Second, Judge Leon readily disposed of the government’s contention that the plaintiffs here—subscribers of Verizon Wireless—do not have standing to even bring their constitutional challenge.  He found this argument so lacking in candor it “defies common sense.”  To the judge, the government’s suggestion that its program excluded the main wireless carriers in the country was like arguing that John, Paul and George would be excluded from a historical analysis of the Beatles.

Third, Judge Leon outright rejected as “of little value” the 1979 landmark Supreme Court warrantless search decision, Smith v. Maryland, on which the government so heavily relies.  Not only was the secret surveillance program at issue there significantly less intrusive than the NSA phone program.  It took place during a time when people had a dramatically different relationship with their phones:

This rapid and monumental shift towards a cell phone-centric culture means that the metadata from each person’s phone reflects a wealth of detail about her familial, political, professional, religious, and sexual associations.  . . .  Records that once would have revealed a few scattered tiles of information about a person now reveal an entire mosaic.  . . .  I cannot possibly navigate these unchartered Fourth Amendment waters using as my North Star a case that predates the rise of cell phones.

Fourth, Judge Leon found that these “cultural changes” in our phone usage and what that usage can reveal to the government about the details of our lives has vastly increased our expectation of privacy over this information.  He further found that reasonable expectation “significantly likely” to be violated by the NSA program where the government “without any basis whatsoever to suspect [] wrongdoing, collects and stores for five years [our] telephony metadata . . . without any case-by-case judicial approval.”  The judge also rejected any suggestion that this expectation has been “conditioned” away because of the ever more aggressive surveillance tactics the government has employed in this post-Patriot Act age.  It would be no different, he quipped, than the tainted expectation of a “refugee from a totalitarian country, unaware of this Nation’s [constitutional] traditions.”

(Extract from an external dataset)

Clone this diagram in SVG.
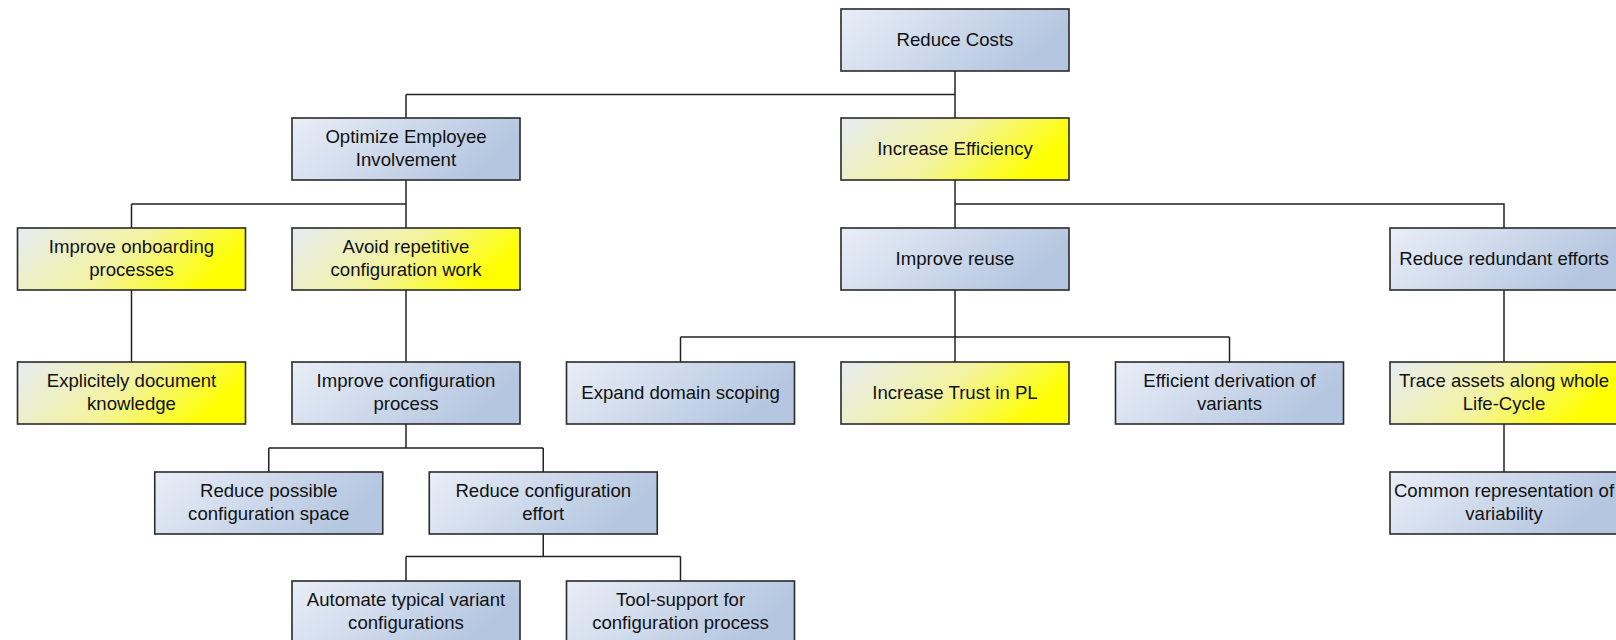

Fifth, Judge Leon found the government failed to show the NSA phone collection program actually served the significant public interest put forward by the government of rapidly identifying terrorists in time-sensitive investigations.  There was an “utter lack of evidence that a terrorist attack has been prevented because searching the NSA database was faster than other investigative tactics.”  As to the government’s public assertions that the NSA surveillance programs have prevented 54 terrorist attacks, the judge said that “no proof of that has been put before me.”  He thus found meritless at this point in the proceedings the government’s assertion that people’s privacy interests are outweighed by the government’s interest in using the NSA program to combat terrorism.

As firm as he was in condemning the NSA program, and as outraged as he was in what he clearly sees as the government’s unabashed constitutional trampling, Judge Leon stayed his decision pending appellate court review.  He did so because of the “significant national security interests at stake in this case and the novelty of the constitutional issues.”  It is anyone’s guess where the circuit court will come out on this and, even then, it will not be the last word on the subject.  Similar challenges are pending in other courts across the country, one brought by the American Civil Liberties Union, which will surely wind their way up the judicial ladder.

It ultimately will be for the Supreme Court to decide whether the government has overstepped its bounds here in the name of national security.  Whatever ultimately happens on the legal front, with yesterday’s recommendations to drastically overhaul the NSA surveillance system—by a panel of outside experts President Obama appointed himself—it seems pretty clear the government is going to have to rein it in with its surveillance practices.  So wherever he is hiding out these days, Edward Snowden must be feeling quite redeemed in his efforts to expose what he, and now at least one federal judge (not to mention a panel of independent intelligence experts), believe to be a government behaving very badly.